- **TO DO**
Make an exact transcription of the material, leaving out all images.

- **DATASET EXCERPT**
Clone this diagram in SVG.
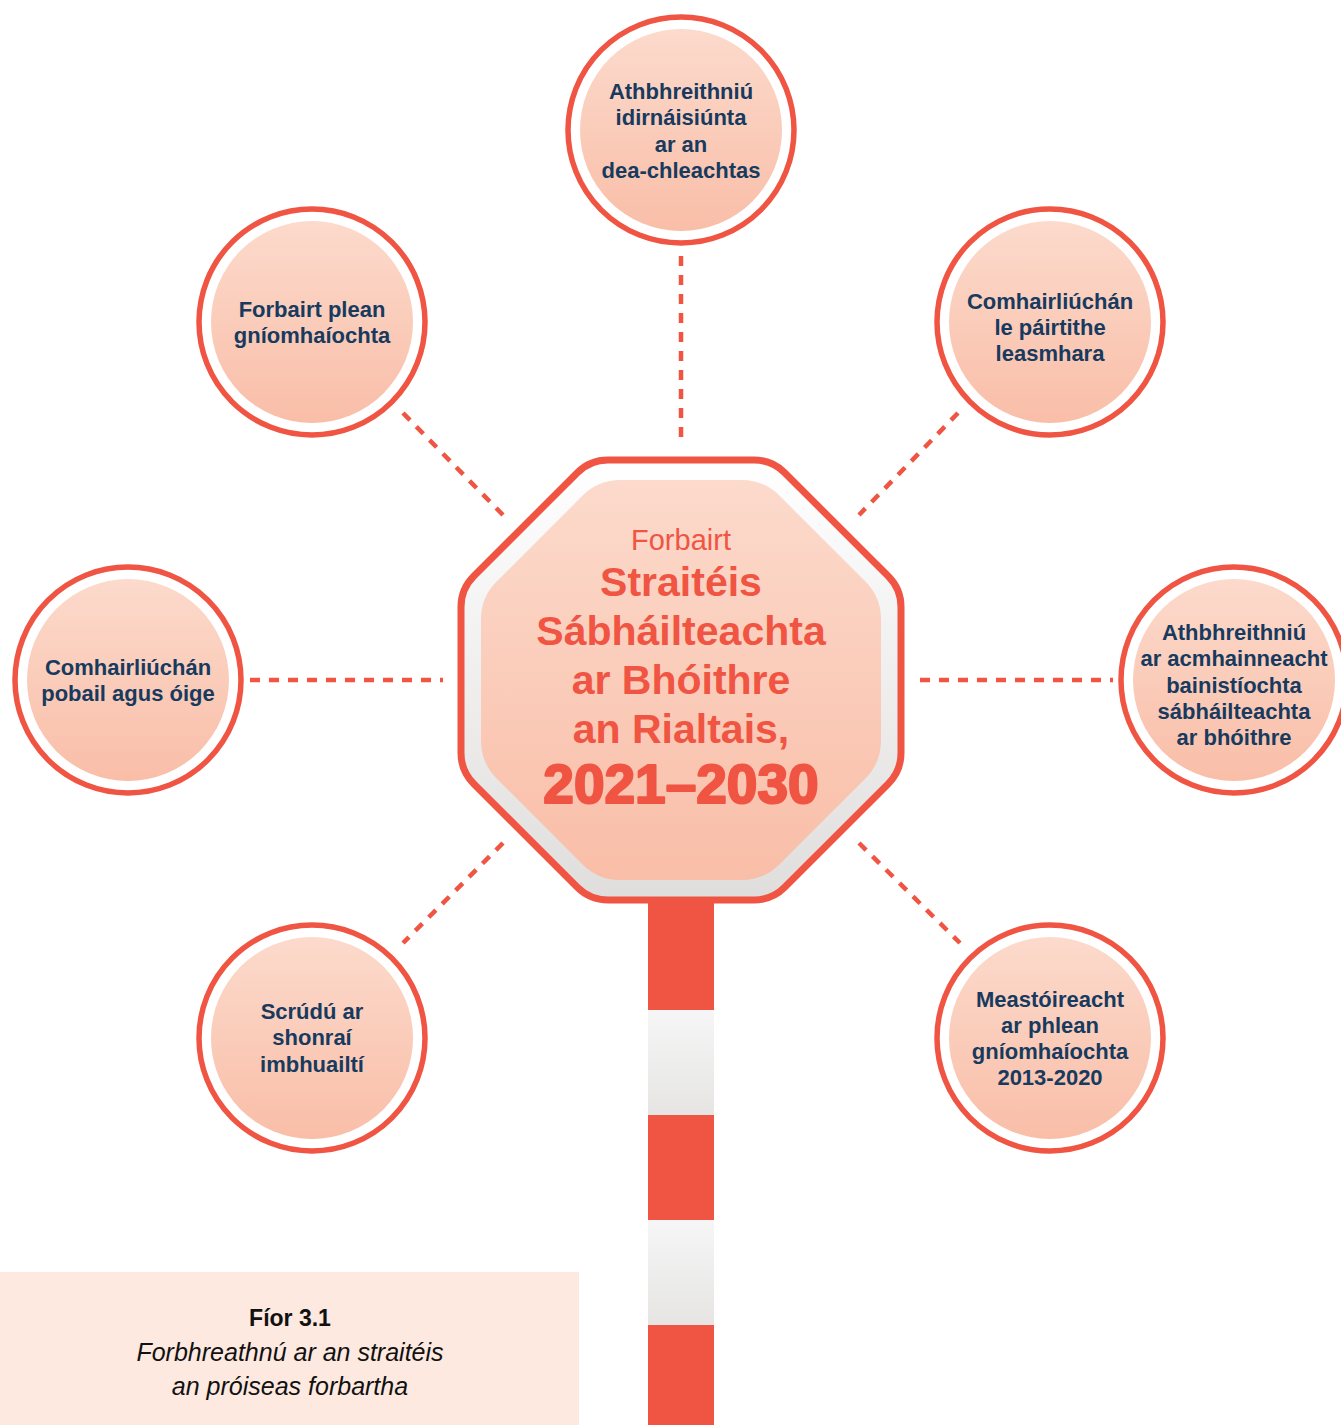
<svg xmlns="http://www.w3.org/2000/svg" width="1341" height="1425" viewBox="0 0 1341 1425">
<defs>
<linearGradient id="peach" x1="0" y1="0" x2="0" y2="1">
<stop offset="0" stop-color="#fcdacc"/>
<stop offset="1" stop-color="#f9bea8"/>
</linearGradient>
<linearGradient id="grey" x1="0" y1="0" x2="0" y2="1">
<stop offset="0" stop-color="#ffffff"/>
<stop offset="1" stop-color="#e0dedd"/>
</linearGradient>
<linearGradient id="poleW" x1="0" y1="0" x2="0" y2="1">
<stop offset="0" stop-color="#f6f6f6"/>
<stop offset="1" stop-color="#e6e5e4"/>
</linearGradient>
<style>
.ring{fill:#ffffff;stroke:#f05442;stroke-width:5.5}
.disc{fill:url(#peach)}
.lbl{font-family:"Liberation Sans",Arial,sans-serif;font-weight:bold;font-size:22px;fill:#173a5e;text-anchor:middle}
.dash{stroke:#f05442;stroke-width:4.5;stroke-dasharray:10 9;fill:none}
.ctr{font-family:"Liberation Sans",Arial,sans-serif;fill:#f05442;text-anchor:middle}
.red{fill:#f05442}
.cap{font-family:"Liberation Sans",Arial,sans-serif;fill:#111111;text-anchor:middle}
</style>
</defs>
<rect width="1341" height="1425" fill="#ffffff"/>

<g id="caption">
<rect x="0" y="1272" width="579" height="153" fill="#fde9e0"/>
<text class="cap" x="290" y="1326" font-size="23" font-weight="bold">Fíor 3.1</text>
<text class="cap" x="290" y="1361" font-size="25" font-style="italic">Forbhreathnú ar an straitéis</text>
<text class="cap" x="290" y="1395" font-size="25" font-style="italic">an próiseas forbartha</text>
</g>

<g id="pole">
<rect class="red" x="648" y="890" width="66" height="120"/>
<rect x="648" y="1010" width="66" height="105" fill="url(#poleW)"/>
<rect class="red" x="648" y="1115" width="66" height="105"/>
<rect x="648" y="1220" width="66" height="105" fill="url(#poleW)"/>
<rect class="red" x="648" y="1325" width="66" height="100"/>
</g>

<g id="connectors">
<line class="dash" x1="681" y1="256" x2="681" y2="443"/>
<line class="dash" x1="403" y1="413" x2="503" y2="515"/>
<line class="dash" x1="958" y1="413" x2="859" y2="515"/>
<line class="dash" x1="250" y1="680" x2="443" y2="680"/>
<line class="dash" x1="920" y1="680" x2="1113" y2="680"/>
<line class="dash" x1="503" y1="843" x2="403" y2="943"/>
<line class="dash" x1="859" y1="843" x2="960" y2="943"/>
</g>

<g id="center">
<path d="M 608,460 L 754,460 Q 772,460 784.7,472.7 L 888.3,576.3 Q 901,589 901,607 L 901,753 Q 901,771 888.3,783.7 L 784.7,887.3 Q 772,900 754,900 L 608,900 Q 590,900 577.3,887.3 L 473.7,783.7 Q 461,771 461,753 L 461,607 Q 461,589 473.7,576.3 L 577.3,472.7 Q 590,460 608,460 Z" fill="url(#grey)" stroke="#f05442" stroke-width="7"/>
<path d="M 620.2,480 L 741.8,480 Q 763.8,480 779.4,495.6 L 865.4,581.6 Q 881,597.2 881,619.2 L 881,740.8 Q 881,762.8 865.4,778.4 L 779.4,864.4 Q 763.8,880 741.8,880 L 620.2,880 Q 598.2,880 582.6,864.4 L 496.6,778.4 Q 481,762.8 481,740.8 L 481,619.2 Q 481,597.2 496.6,581.6 L 582.6,495.6 Q 598.2,480 620.2,480 Z" fill="url(#peach)"/>
<text class="ctr" x="681" y="550" font-size="29">Forbairt</text>
<text class="ctr" x="681" y="596" font-size="41" font-weight="bold">Straitéis</text>
<text class="ctr" x="681" y="645" font-size="41" font-weight="bold">Sábháilteachta</text>
<text class="ctr" x="681" y="694" font-size="41" font-weight="bold">ar Bhóithre</text>
<text class="ctr" x="681" y="743" font-size="41" font-weight="bold">an Rialtais,</text>
<text class="ctr" x="681" y="803" font-size="55" font-weight="bold" stroke="#f05442" stroke-width="2.2" stroke-linejoin="round">2021–2030</text>
</g>

<g id="n-top">
<circle class="ring" cx="681" cy="130" r="113"/>
<circle class="disc" cx="681" cy="130" r="101"/>
<text class="lbl" x="681" y="99">Athbhreithniú</text>
<text class="lbl" x="681" y="125">idirnáisiúnta</text>
<text class="lbl" x="681" y="152">ar an</text>
<text class="lbl" x="681" y="178">dea-chleachtas</text>
</g>

<g id="n-topleft">
<circle class="ring" cx="312" cy="322" r="113"/>
<circle class="disc" cx="312" cy="322" r="101"/>
<text class="lbl" x="312" y="317">Forbairt plean</text>
<text class="lbl" x="312" y="343">gníomhaíochta</text>
</g>

<g id="n-topright">
<circle class="ring" cx="1050" cy="322" r="113"/>
<circle class="disc" cx="1050" cy="322" r="101"/>
<text class="lbl" x="1050" y="309">Comhairliúchán</text>
<text class="lbl" x="1050" y="335">le páirtithe</text>
<text class="lbl" x="1050" y="361">leasmhara</text>
</g>

<g id="n-left">
<circle class="ring" cx="128" cy="680" r="113"/>
<circle class="disc" cx="128" cy="680" r="101"/>
<text class="lbl" x="128" y="675">Comhairliúchán</text>
<text class="lbl" x="128" y="701">pobail agus óige</text>
</g>

<g id="n-right">
<circle class="ring" cx="1234" cy="680" r="113"/>
<circle class="disc" cx="1234" cy="680" r="101"/>
<text class="lbl" x="1234" y="640">Athbhreithniú</text>
<text class="lbl" x="1234" y="666">ar acmhainneacht</text>
<text class="lbl" x="1234" y="693">bainistíochta</text>
<text class="lbl" x="1234" y="719">sábháilteachta</text>
<text class="lbl" x="1234" y="745">ar bhóithre</text>
</g>

<g id="n-bottomleft">
<circle class="ring" cx="312" cy="1038" r="113"/>
<circle class="disc" cx="312" cy="1038" r="101"/>
<text class="lbl" x="312" y="1019">Scrúdú ar</text>
<text class="lbl" x="312" y="1045">shonraí</text>
<text class="lbl" x="312" y="1072">imbhuailtí</text>
</g>

<g id="n-bottomright">
<circle class="ring" cx="1050" cy="1038" r="113"/>
<circle class="disc" cx="1050" cy="1038" r="101"/>
<text class="lbl" x="1050" y="1007">Meastóireacht</text>
<text class="lbl" x="1050" y="1033">ar phlean</text>
<text class="lbl" x="1050" y="1059">gníomhaíochta</text>
<text class="lbl" x="1050" y="1085">2013-2020</text>
</g>
</svg>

- **TASK OUTPUT**
Clone this diagram in SVG.
<svg xmlns="http://www.w3.org/2000/svg" width="1341" height="1425" viewBox="0 0 1341 1425">
<defs>
<linearGradient id="peach" x1="0" y1="0" x2="0" y2="1">
<stop offset="0" stop-color="#fcdacc"/>
<stop offset="1" stop-color="#f9bea8"/>
</linearGradient>
<linearGradient id="grey" x1="0" y1="0" x2="0" y2="1">
<stop offset="0" stop-color="#ffffff"/>
<stop offset="1" stop-color="#e0dedd"/>
</linearGradient>
<linearGradient id="poleW" x1="0" y1="0" x2="0" y2="1">
<stop offset="0" stop-color="#f6f6f6"/>
<stop offset="1" stop-color="#e6e5e4"/>
</linearGradient>
<style>
.ring{fill:#ffffff;stroke:#f05442;stroke-width:5.5}
.disc{fill:url(#peach)}
.lbl{font-family:"Liberation Sans",Arial,sans-serif;font-weight:bold;font-size:22px;fill:#173a5e;text-anchor:middle}
.dash{stroke:#f05442;stroke-width:4.5;stroke-dasharray:10 9;fill:none}
.ctr{font-family:"Liberation Sans",Arial,sans-serif;fill:#f05442;text-anchor:middle}
.red{fill:#f05442}
.cap{font-family:"Liberation Sans",Arial,sans-serif;fill:#111111;text-anchor:middle}
</style>
</defs>
<rect width="1341" height="1425" fill="#ffffff"/>

<g id="caption">
<rect x="0" y="1272" width="579" height="153" fill="#fde9e0"/>
<text class="cap" x="290" y="1326" font-size="23" font-weight="bold">Fíor 3.1</text>
<text class="cap" x="290" y="1361" font-size="25" font-style="italic">Forbhreathnú ar an straitéis</text>
<text class="cap" x="290" y="1395" font-size="25" font-style="italic">an próiseas forbartha</text>
</g>

<g id="pole">
<rect class="red" x="648" y="890" width="66" height="120"/>
<rect x="648" y="1010" width="66" height="105" fill="url(#poleW)"/>
<rect class="red" x="648" y="1115" width="66" height="105"/>
<rect x="648" y="1220" width="66" height="105" fill="url(#poleW)"/>
<rect class="red" x="648" y="1325" width="66" height="100"/>
</g>

<g id="connectors">
<line class="dash" x1="681" y1="256" x2="681" y2="443"/>
<line class="dash" x1="403" y1="413" x2="503" y2="515"/>
<line class="dash" x1="958" y1="413" x2="859" y2="515"/>
<line class="dash" x1="250" y1="680" x2="443" y2="680"/>
<line class="dash" x1="920" y1="680" x2="1113" y2="680"/>
<line class="dash" x1="503" y1="843" x2="403" y2="943"/>
<line class="dash" x1="859" y1="843" x2="960" y2="943"/>
</g>

<g id="center">
<path d="M 608,460 L 754,460 Q 772,460 784.7,472.7 L 888.3,576.3 Q 901,589 901,607 L 901,753 Q 901,771 888.3,783.7 L 784.7,887.3 Q 772,900 754,900 L 608,900 Q 590,900 577.3,887.3 L 473.7,783.7 Q 461,771 461,753 L 461,607 Q 461,589 473.7,576.3 L 577.3,472.7 Q 590,460 608,460 Z" fill="url(#grey)" stroke="#f05442" stroke-width="7"/>
<path d="M 620.2,480 L 741.8,480 Q 763.8,480 779.4,495.6 L 865.4,581.6 Q 881,597.2 881,619.2 L 881,740.8 Q 881,762.8 865.4,778.4 L 779.4,864.4 Q 763.8,880 741.8,880 L 620.2,880 Q 598.2,880 582.6,864.4 L 496.6,778.4 Q 481,762.8 481,740.8 L 481,619.2 Q 481,597.2 496.6,581.6 L 582.6,495.6 Q 598.2,480 620.2,480 Z" fill="url(#peach)"/>
<text class="ctr" x="681" y="550" font-size="29">Forbairt</text>
<text class="ctr" x="681" y="596" font-size="41" font-weight="bold">Straitéis</text>
<text class="ctr" x="681" y="645" font-size="41" font-weight="bold">Sábháilteachta</text>
<text class="ctr" x="681" y="694" font-size="41" font-weight="bold">ar Bhóithre</text>
<text class="ctr" x="681" y="743" font-size="41" font-weight="bold">an Rialtais,</text>
<text class="ctr" x="681" y="803" font-size="55" font-weight="bold" stroke="#f05442" stroke-width="2.2" stroke-linejoin="round">2021–2030</text>
</g>

<g id="n-top">
<circle class="ring" cx="681" cy="130" r="113"/>
<circle class="disc" cx="681" cy="130" r="101"/>
<text class="lbl" x="681" y="99">Athbhreithniú</text>
<text class="lbl" x="681" y="125">idirnáisiúnta</text>
<text class="lbl" x="681" y="152">ar an</text>
<text class="lbl" x="681" y="178">dea-chleachtas</text>
</g>

<g id="n-topleft">
<circle class="ring" cx="312" cy="322" r="113"/>
<circle class="disc" cx="312" cy="322" r="101"/>
<text class="lbl" x="312" y="317">Forbairt plean</text>
<text class="lbl" x="312" y="343">gníomhaíochta</text>
</g>

<g id="n-topright">
<circle class="ring" cx="1050" cy="322" r="113"/>
<circle class="disc" cx="1050" cy="322" r="101"/>
<text class="lbl" x="1050" y="309">Comhairliúchán</text>
<text class="lbl" x="1050" y="335">le páirtithe</text>
<text class="lbl" x="1050" y="361">leasmhara</text>
</g>

<g id="n-left">
<circle class="ring" cx="128" cy="680" r="113"/>
<circle class="disc" cx="128" cy="680" r="101"/>
<text class="lbl" x="128" y="675">Comhairliúchán</text>
<text class="lbl" x="128" y="701">pobail agus óige</text>
</g>

<g id="n-right">
<circle class="ring" cx="1234" cy="680" r="113"/>
<circle class="disc" cx="1234" cy="680" r="101"/>
<text class="lbl" x="1234" y="640">Athbhreithniú</text>
<text class="lbl" x="1234" y="666">ar acmhainneacht</text>
<text class="lbl" x="1234" y="693">bainistíochta</text>
<text class="lbl" x="1234" y="719">sábháilteachta</text>
<text class="lbl" x="1234" y="745">ar bhóithre</text>
</g>

<g id="n-bottomleft">
<circle class="ring" cx="312" cy="1038" r="113"/>
<circle class="disc" cx="312" cy="1038" r="101"/>
<text class="lbl" x="312" y="1019">Scrúdú ar</text>
<text class="lbl" x="312" y="1045">shonraí</text>
<text class="lbl" x="312" y="1072">imbhuailtí</text>
</g>

<g id="n-bottomright">
<circle class="ring" cx="1050" cy="1038" r="113"/>
<circle class="disc" cx="1050" cy="1038" r="101"/>
<text class="lbl" x="1050" y="1007">Meastóireacht</text>
<text class="lbl" x="1050" y="1033">ar phlean</text>
<text class="lbl" x="1050" y="1059">gníomhaíochta</text>
<text class="lbl" x="1050" y="1085">2013-2020</text>
</g>
</svg>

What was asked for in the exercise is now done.